Collection entries:
------

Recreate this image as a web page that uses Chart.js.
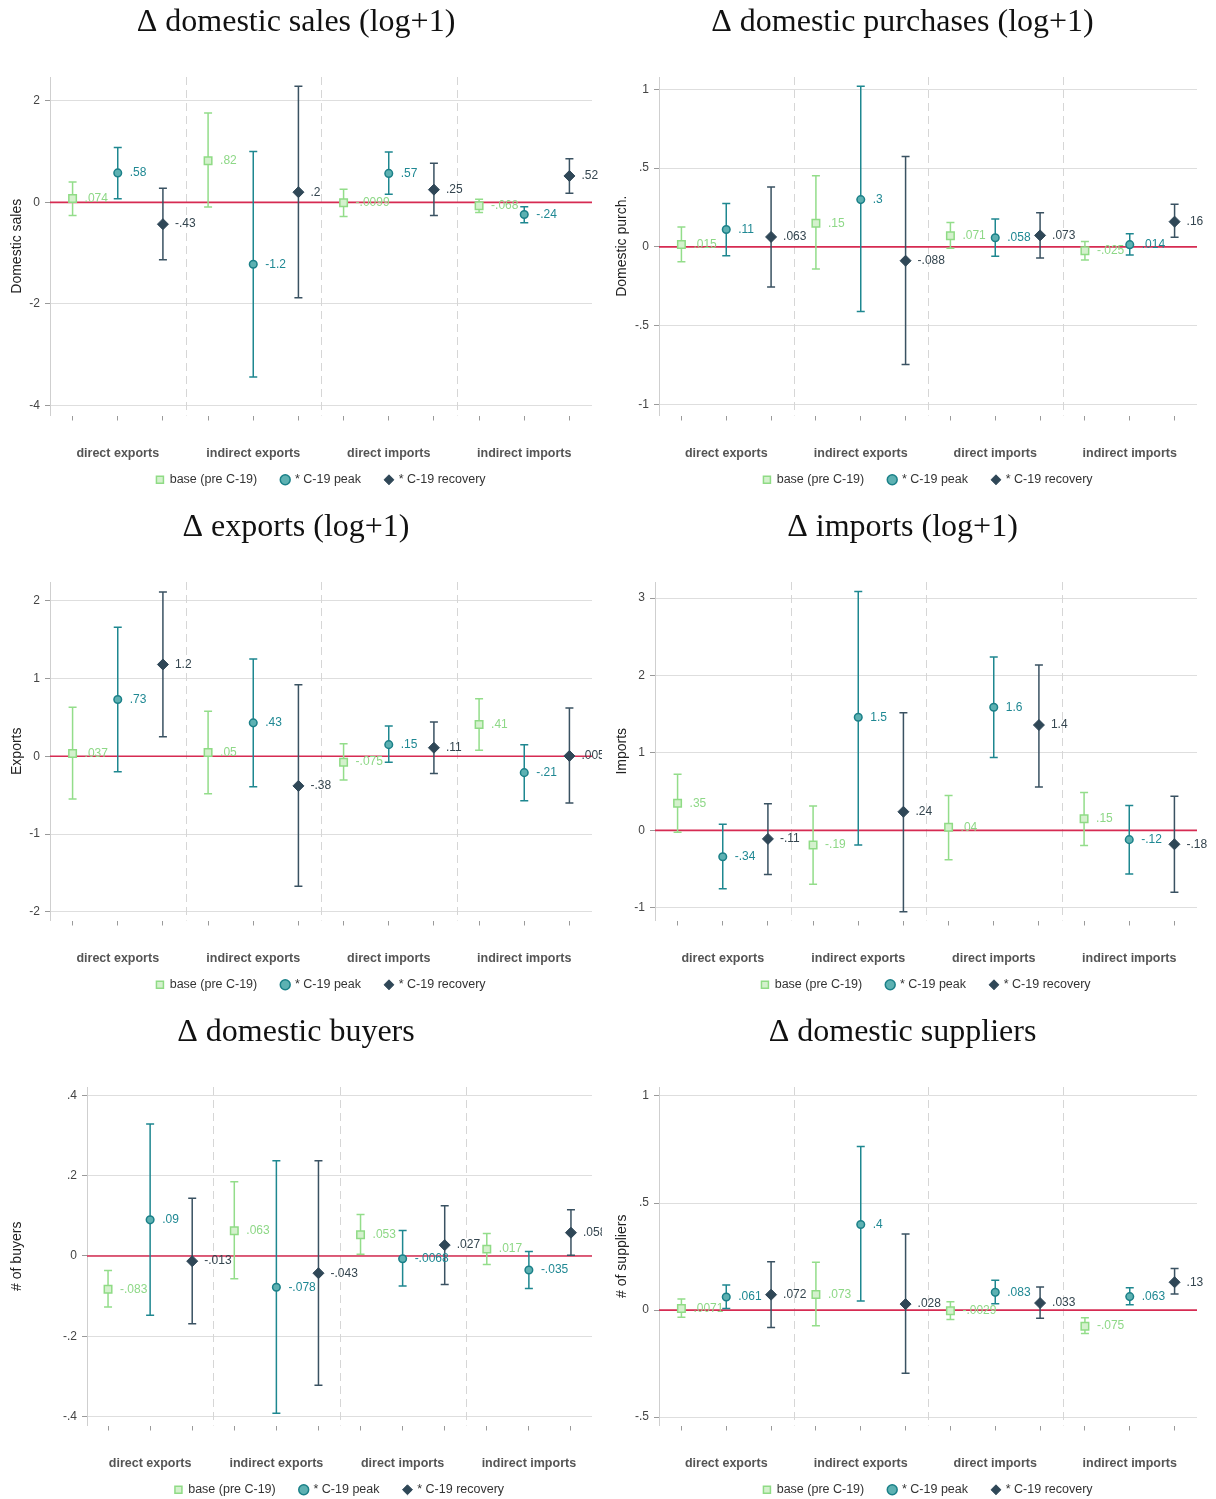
<!DOCTYPE html>
<html>
<head>
<meta charset="utf-8">
<script src="https://cdn.jsdelivr.net/npm/chart.js@4.4.1/dist/chart.umd.min.js"></script>
<style>
  body { margin: 0; width: 1216px; height: 1499px; overflow: hidden; background: #fff; position: relative; }
  .panel { position: absolute; height: 505px; }
</style>
</head>
<body>
<div class="panel" style="left:0;top:0;width:602px"><canvas id="c1"></canvas></div>
<div class="panel" style="left:608px;top:0;width:608px"><canvas id="c2"></canvas></div>
<div class="panel" style="left:0;top:505px;width:602px"><canvas id="c3"></canvas></div>
<div class="panel" style="left:608px;top:505px;width:608px"><canvas id="c4"></canvas></div>
<div class="panel" style="left:0;top:1010px;width:602px"><canvas id="c5"></canvas></div>
<div class="panel" style="left:608px;top:1010px;width:608px"><canvas id="c6"></canvas></div>
<script>
const categories = ["direct exports", "indirect exports", "direct imports", "indirect imports"];
const seriesNames = ["base (pre C-19)", "* C-19 peak", "* C-19 recovery"];

// estimates and CI bounds, in plot order (base, peak, recovery) x 4 groups
const salesEst = [0.074, 0.58, -0.43, 0.82, -1.22, 0.2, -0.0099, 0.57, 0.25, -0.068, -0.24, 0.52];
const salesLo  = [-0.26, 0.07, -1.13, -0.09, -3.44, -1.88, -0.28, 0.16, -0.26, -0.20, -0.40, 0.18];
const salesHi  = [0.40, 1.08, 0.28, 1.76, 1.00, 2.29, 0.26, 0.99, 0.77, 0.06, -0.085, 0.86];
const salesTicks = [-4, -2, 0, 2];

const purchEst = [0.015, 0.11, 0.063, 0.15, 0.3, -0.088, 0.071, 0.058, 0.073, -0.025, 0.014, 0.16];
const purchLo  = [-0.095, -0.057, -0.254, -0.141, -0.41, -0.746, -0.008, -0.059, -0.071, -0.084, -0.052, 0.061];
const purchHi  = [0.126, 0.275, 0.38, 0.452, 1.02, 0.574, 0.154, 0.177, 0.217, 0.034, 0.084, 0.27];
const purchTicks = [-1, -0.5, 0, 0.5, 1];

const expEst = [0.037, 0.73, 1.18, 0.05, 0.43, -0.38, -0.075, 0.15, 0.11, 0.41, -0.21, 0.005];
const expLo  = [-0.55, -0.20, 0.25, -0.48, -0.39, -1.67, -0.305, -0.077, -0.22, 0.077, -0.57, -0.60];
const expHi  = [0.63, 1.66, 2.11, 0.58, 1.25, 0.92, 0.16, 0.39, 0.44, 0.74, 0.15, 0.62];
const expTicks = [-2, -1, 0, 1, 2];

const impEst = [0.35, -0.34, -0.11, -0.19, 1.46, 0.24, 0.04, 1.59, 1.36, 0.15, -0.12, -0.18];
const impLo  = [-0.026, -0.755, -0.57, -0.695, -0.19, -1.05, -0.38, 0.94, 0.56, -0.194, -0.565, -0.80];
const impHi  = [0.725, 0.078, 0.345, 0.315, 3.085, 1.52, 0.45, 2.24, 2.136, 0.49, 0.32, 0.44];
const impTicks = [-1, 0, 1, 2, 3];

const buyEst = [-0.083, 0.09, -0.013, 0.063, -0.078, -0.043, 0.053, -0.0068, 0.027, 0.017, -0.035, 0.058];
const buyLo  = [-0.127, -0.148, -0.169, -0.057, -0.392, -0.3225, 0.004, -0.075, -0.071, -0.0215, -0.081, 0.0018];
const buyHi  = [-0.036, 0.329, 0.144, 0.185, 0.2375, 0.2375, 0.1035, 0.0635, 0.125, 0.056, 0.011, 0.115];
const buyTicks = [-0.4, -0.2, 0, 0.2, 0.4];

const supEst = [0.0071, 0.061, 0.072, 0.073, 0.4, 0.028, -0.0029, 0.083, 0.033, -0.075, 0.063, 0.13];
const supLo  = [-0.033, 0.008, -0.081, -0.0735, 0.042, -0.295, -0.044, 0.03, -0.0375, -0.109, 0.025, 0.075];
const supHi  = [0.0516, 0.117, 0.226, 0.2235, 0.764, 0.355, 0.039, 0.139, 0.108, -0.036, 0.1045, 0.194];
const supTicks = [-0.5, 0, 0.5, 1];

const SANS = "'Liberation Sans', Arial, sans-serif";
const markers = [
  {style: "rect", radius: 5.3, bg: "#d4f1cd", border: "#8fdb85", bw: 1.5, bar: "#93dd8a", text: "#8ed887"},
  {style: "circle", radius: 3.8, bg: "#5db1b2", border: "#1b8088", bw: 1.5, bar: "#1e8790", text: "#1f8893"},
  {style: "rectRot", radius: 5.5, bg: "#2f4757", border: "#2f4757", bw: 1, bar: "#3a5262", text: "#34454f"}
];

function fmt(v) {
  const s = String(Number(Number(v).toPrecision(2)));
  return s.replace(/^(-?)0\./, "$1.");
}

const panels = [
  {id: "c1", title: "Δ domestic sales (log+1)", ytitle: "Domestic sales", est: salesEst, lo: salesLo, hi: salesHi, ticks: salesTicks, min: -4.2, max: 2.47, axisX: 50, padRight: 10, ytPad: 8.6},
  {id: "c2", title: "Δ domestic purchases (log+1)", ytitle: "Domestic purch.", est: purchEst, lo: purchLo, hi: purchHi, ticks: purchTicks, min: -1.07, max: 1.078, axisX: 51, padRight: 19, ytPad: 5.6},
  {id: "c3", title: "Δ exports (log+1)", ytitle: "Exports", est: expEst, lo: expLo, hi: expHi, ticks: expTicks, min: -2.11, max: 2.24, axisX: 50, padRight: 10, ytPad: 8.6},
  {id: "c4", title: "Δ imports (log+1)", ytitle: "Imports", est: impEst, lo: impLo, hi: impHi, ticks: impTicks, min: -1.164, max: 3.207, axisX: 47, padRight: 19, ytPad: 5.6},
  {id: "c5", title: "Δ domestic buyers", ytitle: "# of buyers", est: buyEst, lo: buyLo, hi: buyHi, ticks: buyTicks, min: -0.4225, max: 0.421, axisX: 87, padRight: 10, ytPad: 8.6},
  {id: "c6", title: "Δ domestic suppliers", ytitle: "# of suppliers", est: supEst, lo: supLo, hi: supHi, ticks: supTicks, min: -0.539, max: 1.042, axisX: 51, padRight: 19, ytPad: 5.6}
];

function makeBars(p) {
  return {
    id: "bars",
    beforeDatasetsDraw(chart) {
      const {ctx, chartArea: a, scales: {x, y}} = chart;
      ctx.save();
      // group separators
      ctx.strokeStyle = "#d6d6d6";
      ctx.lineWidth = 1;
      ctx.setLineDash([8, 5]);
      [3.5, 6.5, 9.5].forEach(v => {
        const px = Math.round(x.getPixelForValue(v)) + 0.5;
        ctx.beginPath();
        ctx.moveTo(px, a.top);
        ctx.lineTo(px, a.bottom);
        ctx.stroke();
      });
      ctx.setLineDash([]);
      // zero line
      const y0 = y.getPixelForValue(0);
      ctx.strokeStyle = "#d62b52";
      ctx.lineWidth = 1.6;
      ctx.beginPath();
      ctx.moveTo(a.left, y0);
      ctx.lineTo(a.right, y0);
      ctx.stroke();
      // confidence intervals
      p.est.forEach((v, i) => {
        const m = markers[i % 3];
        const px = x.getPixelForValue(i + 1);
        const top = y.getPixelForValue(p.hi[i]);
        const bot = y.getPixelForValue(p.lo[i]);
        ctx.strokeStyle = m.bar;
        ctx.lineWidth = 1.5;
        ctx.beginPath();
        ctx.moveTo(px, top); ctx.lineTo(px, bot);
        ctx.moveTo(px - 4, top); ctx.lineTo(px + 4, top);
        ctx.moveTo(px - 4, bot); ctx.lineTo(px + 4, bot);
        ctx.stroke();
      });
      ctx.restore();
    },
    afterDatasetsDraw(chart) {
      const {ctx, scales: {x, y}} = chart;
      ctx.save();
      ctx.font = "12px " + SANS;
      ctx.textAlign = "left";
      ctx.textBaseline = "middle";
      p.est.forEach((v, i) => {
        ctx.fillStyle = markers[i % 3].text;
        ctx.fillText(fmt(v), x.getPixelForValue(i + 1) + 12, y.getPixelForValue(v));
      });
      ctx.restore();
    }
  };
}

panels.forEach(p => {
  const datasets = seriesNames.map((name, s) => ({
    label: name,
    data: categories.map((c, g) => ({x: 3 * g + s + 1, y: p.est[3 * g + s]})),
    pointStyle: markers[s].style,
    pointRadius: markers[s].radius,
    pointBackgroundColor: markers[s].bg,
    pointBorderColor: markers[s].border,
    pointBorderWidth: markers[s].bw,
    backgroundColor: markers[s].bg,
    borderColor: markers[s].border,
    showLine: false
  }));

  new Chart(document.getElementById(p.id), {
    type: "scatter",
    data: {datasets},
    plugins: [makeBars(p)],
    options: {
      responsive: true,
      maintainAspectRatio: false,
      animation: false,
      events: [],
      layout: {padding: {left: 0, right: p.padRight, top: 0, bottom: 9}},
      plugins: {
        tooltip: {enabled: false},
        title: {
          display: true,
          text: p.title,
          color: "#111",
          font: {family: "'Liberation Serif', 'Times New Roman', serif", size: 32, weight: "normal"},
          padding: {top: 3.8, bottom: 34.8}
        },
        legend: {
          position: "bottom",
          fullSize: false,
          labels: {
            usePointStyle: true,
            boxWidth: 7,
            boxHeight: 7,
            padding: 12,
            color: "#333",
            font: {family: SANS, size: 12.5},
            generateLabels: chart => {
              const items = Chart.defaults.plugins.legend.labels.generateLabels(chart);
              items.forEach((it, k) => { if (k < items.length - 1) it.text += "\u2002\u2002"; });
              return items;
            }
          }
        }
      },
      scales: {
        x: {
          type: "linear",
          min: 0.5,
          max: 12.5,
          afterBuildTicks: sc => { sc.ticks = p.est.map((v, i) => ({value: i + 1})); },
          afterFit: sc => { sc.height = 46; },
          grid: {display: true, drawOnChartArea: false, drawTicks: true, tickLength: 5, tickColor: "#9a9a9a"},
          border: {display: false},
          ticks: {
            autoSkip: false,
            maxRotation: 0,
            minRotation: 0,
            padding: 26,
            color: "#555",
            font: {family: SANS, size: 12.5, weight: "bold"},
            callback: v => (v % 3 === 2 ? categories[(v - 2) / 3] : "")
          }
        },
        y: {
          min: p.min,
          max: p.max,
          afterBuildTicks: sc => { sc.ticks = p.ticks.map(v => ({value: v})); },
          afterFit: sc => { sc.width = p.axisX; },
          grid: {color: "#dedede", lineWidth: 1, drawTicks: true, tickLength: 5, tickColor: "#9a9a9a"},
          border: {display: true, color: "#cfcfcf"},
          ticks: {
            padding: 5,
            color: "#444",
            font: {family: SANS, size: 12},
            callback: v => fmt(v)
          },
          title: {
            display: true,
            text: p.ytitle,
            color: "#222",
            font: {family: SANS, size: 14},
            padding: {top: p.ytPad, bottom: 0}
          }
        }
      }
    }
  });
});
</script>
</body>
</html>
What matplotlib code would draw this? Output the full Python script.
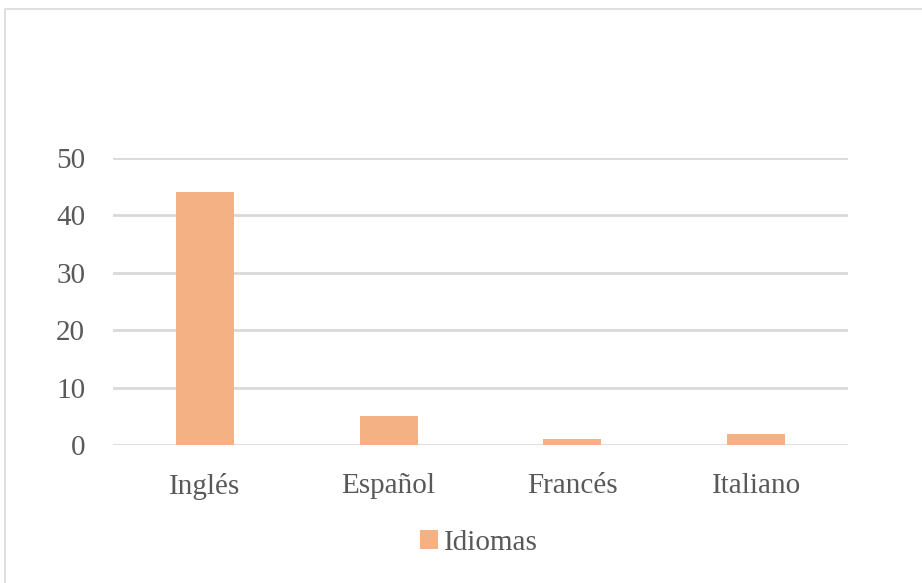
import matplotlib
matplotlib.use("Agg")
import matplotlib.pyplot as plt
from matplotlib.patches import Rectangle

categories = ["Inglés", "Español", "Francés", "Italiano"]
values = [44, 5, 1, 2]
series_name = "Idiomas"
yticks = [0, 10, 20, 30, 40, 50]

W, H = 922, 583
fig = plt.figure(figsize=(W / 100, H / 100), dpi=100)
plt.rcParams['font.family'] = ['Liberation Serif', 'DejaVu Serif']

# outer chart border
fig.patches.append(Rectangle((5 / W, -0.1), 2.0, 1 - 9 / H + 0.1, transform=fig.transFigure,
                             fill=False, edgecolor='#D9D9D9', linewidth=1.2))

ax = fig.add_axes([113 / W, 1 - 445 / H, (848 - 113) / W, (445 - 158) / H])
x = range(len(categories))
bars = ax.bar(x, values, width=0.316, color='#F4B183', label=series_name, zorder=3)
ax.set_xlim(-0.5, len(categories) - 0.5)
ax.set_ylim(0, 50)
ax.set_yticks(yticks)
ax.set_xticks(list(x))
ax.set_xticklabels(categories)
ax.grid(axis='y', color='#D9D9D9', linewidth=2, zorder=0)
for s in ax.spines.values():
    s.set_visible(False)
ax.tick_params(axis='both', length=0, labelsize=21, labelcolor='#595959')
ax.tick_params(axis='y', pad=20)
ax.tick_params(axis='x', pad=20)

leg = fig.legend(handles=[bars], labels=[series_name], loc='center',
                 bbox_to_anchor=(479 / W, 1 - 543 / H), frameon=False,
                 fontsize=21, handlelength=0.6, handleheight=0.6, handletextpad=0.2,
                 labelcolor='#595959')

fig.savefig("out.png", dpi=100)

------

Return exactly what appears from the opening line of the material through the line with "const salesTicks = [-4, -2, 0, 2];", apart from the pictures.

Recreate this image as a web page that uses Chart.js.
<!DOCTYPE html>
<html>
<head>
<meta charset="utf-8">
<script src="https://cdn.jsdelivr.net/npm/chart.js@4.4.1/dist/chart.umd.min.js"></script>
<style>
  body { margin: 0; width: 1216px; height: 1499px; overflow: hidden; background: #fff; position: relative; }
  .panel { position: absolute; height: 505px; }
</style>
</head>
<body>
<div class="panel" style="left:0;top:0;width:602px"><canvas id="c1"></canvas></div>
<div class="panel" style="left:608px;top:0;width:608px"><canvas id="c2"></canvas></div>
<div class="panel" style="left:0;top:505px;width:602px"><canvas id="c3"></canvas></div>
<div class="panel" style="left:608px;top:505px;width:608px"><canvas id="c4"></canvas></div>
<div class="panel" style="left:0;top:1010px;width:602px"><canvas id="c5"></canvas></div>
<div class="panel" style="left:608px;top:1010px;width:608px"><canvas id="c6"></canvas></div>
<script>
const categories = ["direct exports", "indirect exports", "direct imports", "indirect imports"];
const seriesNames = ["base (pre C-19)", "* C-19 peak", "* C-19 recovery"];

// estimates and CI bounds, in plot order (base, peak, recovery) x 4 groups
const salesEst = [0.074, 0.58, -0.43, 0.82, -1.22, 0.2, -0.0099, 0.57, 0.25, -0.068, -0.24, 0.52];
const salesLo  = [-0.26, 0.07, -1.13, -0.09, -3.44, -1.88, -0.28, 0.16, -0.26, -0.20, -0.40, 0.18];
const salesHi  = [0.40, 1.08, 0.28, 1.76, 1.00, 2.29, 0.26, 0.99, 0.77, 0.06, -0.085, 0.86];
const salesTicks = [-4, -2, 0, 2];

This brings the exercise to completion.